▸ DATASET EXTRACT
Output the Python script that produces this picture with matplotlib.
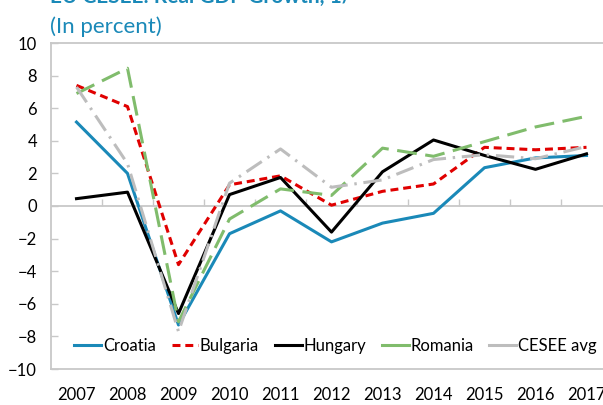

==

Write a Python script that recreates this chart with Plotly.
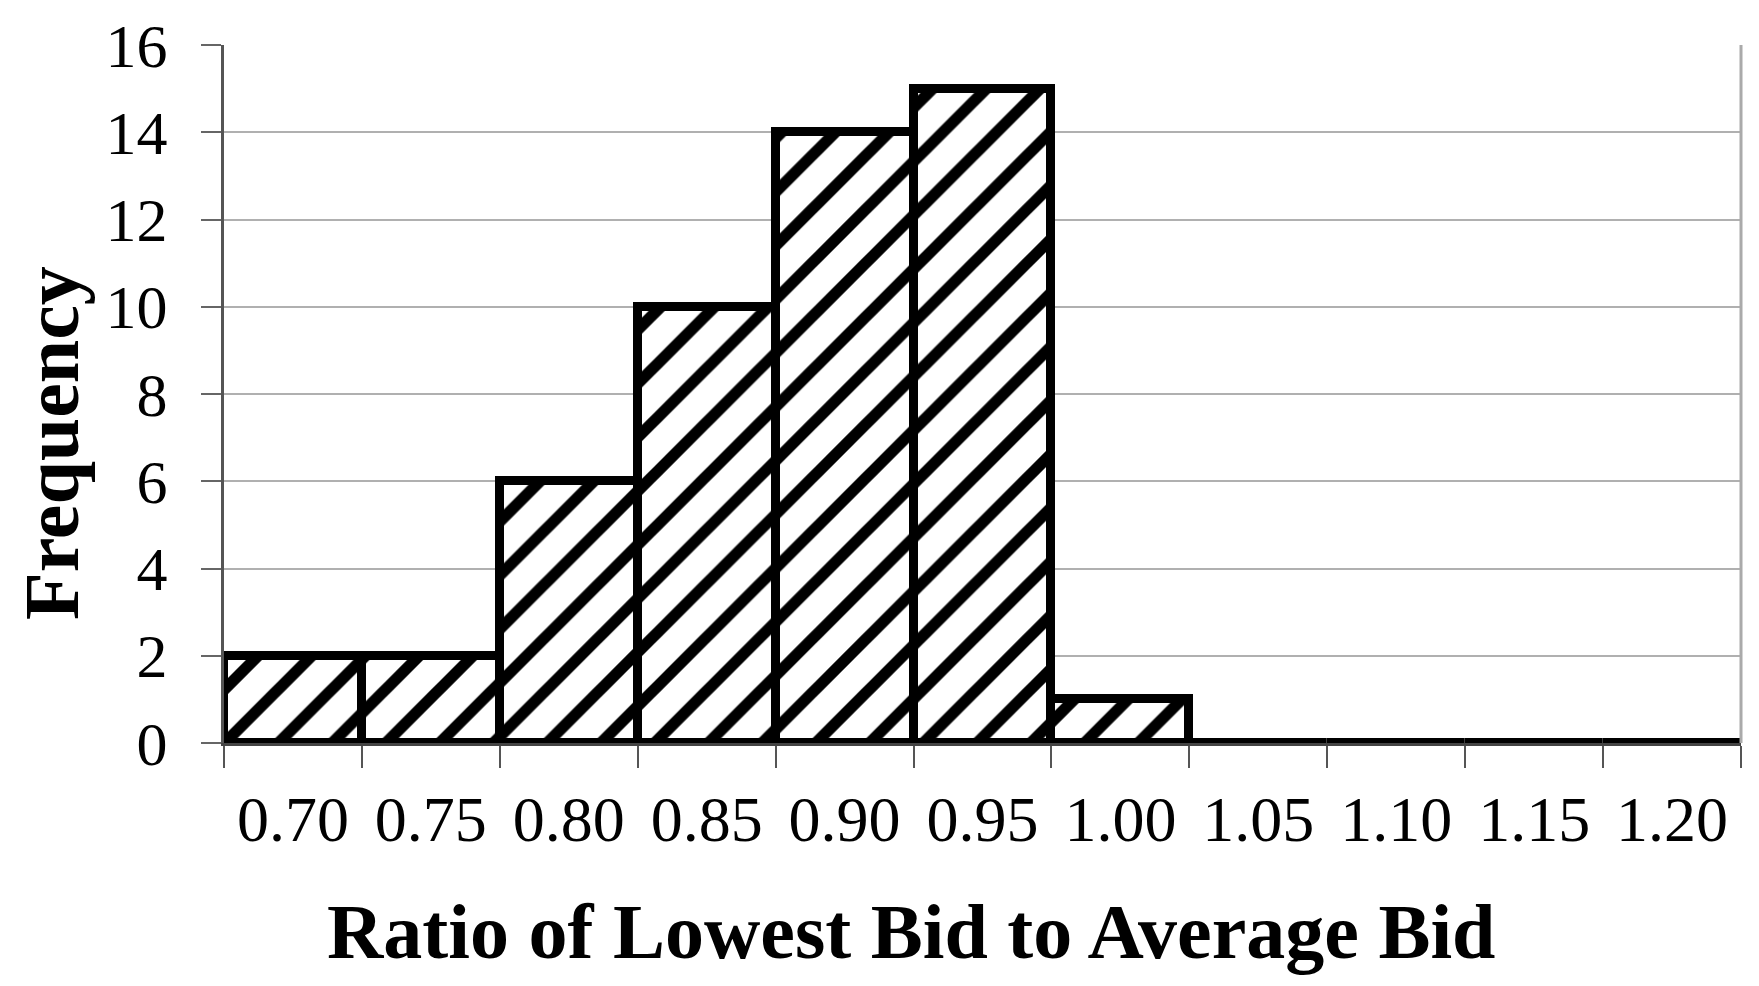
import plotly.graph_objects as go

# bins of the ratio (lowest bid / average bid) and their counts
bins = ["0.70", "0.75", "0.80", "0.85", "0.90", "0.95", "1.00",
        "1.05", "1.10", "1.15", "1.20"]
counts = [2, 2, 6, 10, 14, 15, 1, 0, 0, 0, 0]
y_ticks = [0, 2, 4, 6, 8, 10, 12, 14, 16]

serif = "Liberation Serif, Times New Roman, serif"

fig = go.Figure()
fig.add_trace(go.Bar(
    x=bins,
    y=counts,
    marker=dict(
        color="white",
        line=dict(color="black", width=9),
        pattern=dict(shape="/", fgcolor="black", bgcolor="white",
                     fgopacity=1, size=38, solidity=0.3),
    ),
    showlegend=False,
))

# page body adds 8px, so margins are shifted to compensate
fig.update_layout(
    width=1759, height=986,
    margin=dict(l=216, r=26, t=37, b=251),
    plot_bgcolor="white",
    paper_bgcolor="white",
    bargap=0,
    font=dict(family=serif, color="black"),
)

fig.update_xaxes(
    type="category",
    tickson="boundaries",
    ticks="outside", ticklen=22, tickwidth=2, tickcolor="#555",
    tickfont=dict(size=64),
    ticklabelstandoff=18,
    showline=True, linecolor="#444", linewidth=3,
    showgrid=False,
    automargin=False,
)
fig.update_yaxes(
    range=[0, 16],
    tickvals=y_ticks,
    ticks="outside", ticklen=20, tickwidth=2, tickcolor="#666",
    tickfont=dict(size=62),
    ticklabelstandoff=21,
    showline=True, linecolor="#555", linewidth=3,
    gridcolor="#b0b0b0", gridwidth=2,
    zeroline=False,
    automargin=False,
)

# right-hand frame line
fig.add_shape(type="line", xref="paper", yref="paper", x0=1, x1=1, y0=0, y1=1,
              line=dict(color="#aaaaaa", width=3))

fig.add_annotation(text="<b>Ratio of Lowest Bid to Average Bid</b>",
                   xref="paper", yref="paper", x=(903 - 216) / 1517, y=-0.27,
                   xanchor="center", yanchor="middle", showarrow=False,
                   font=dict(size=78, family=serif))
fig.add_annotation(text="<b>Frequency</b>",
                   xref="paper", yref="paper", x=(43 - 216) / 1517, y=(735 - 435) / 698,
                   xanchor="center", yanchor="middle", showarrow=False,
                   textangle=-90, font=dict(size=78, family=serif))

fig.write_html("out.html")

* * *

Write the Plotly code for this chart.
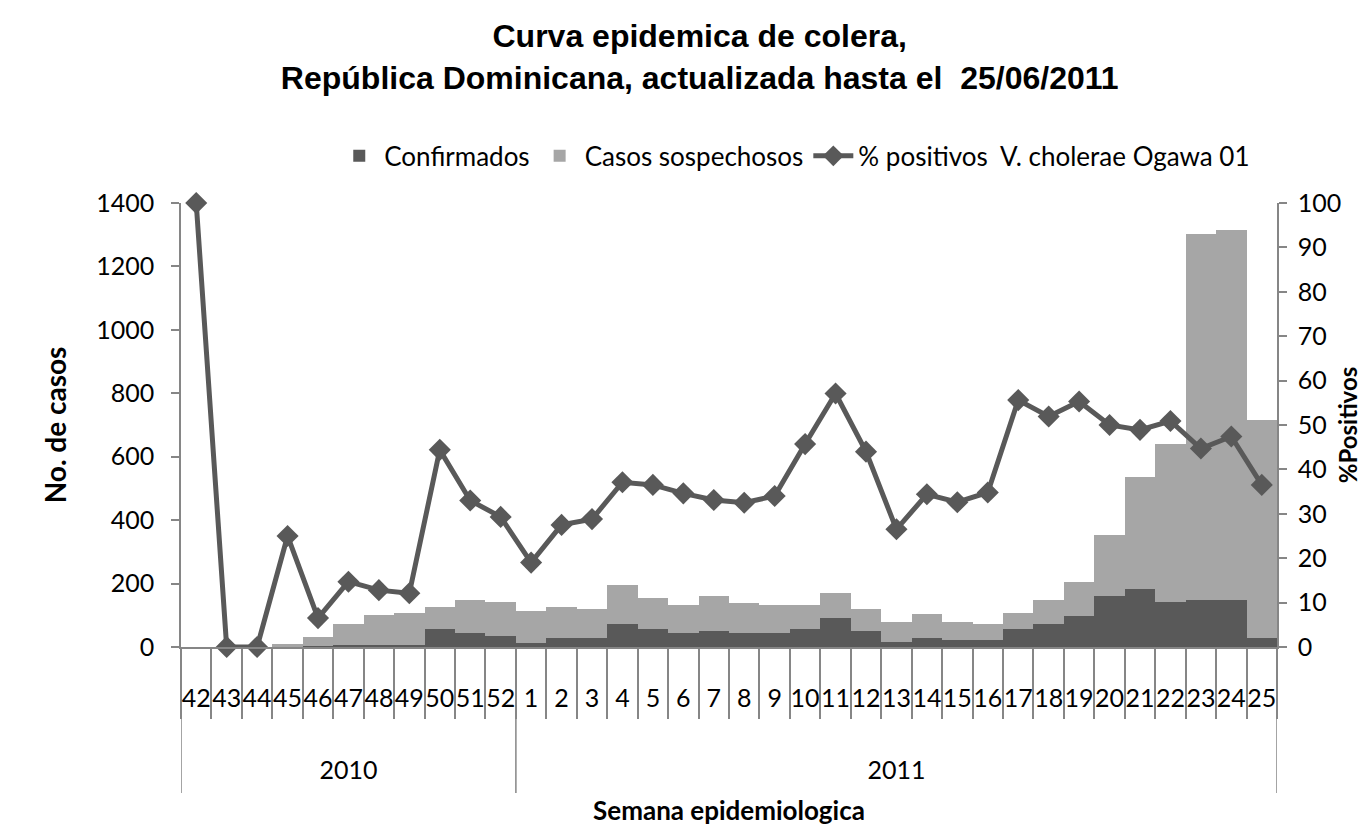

▸ DIRECTIONS FOR THIS TASK
Among the lines of the material above, how many include the string "script"? Report only that number.

▸ REPLY
2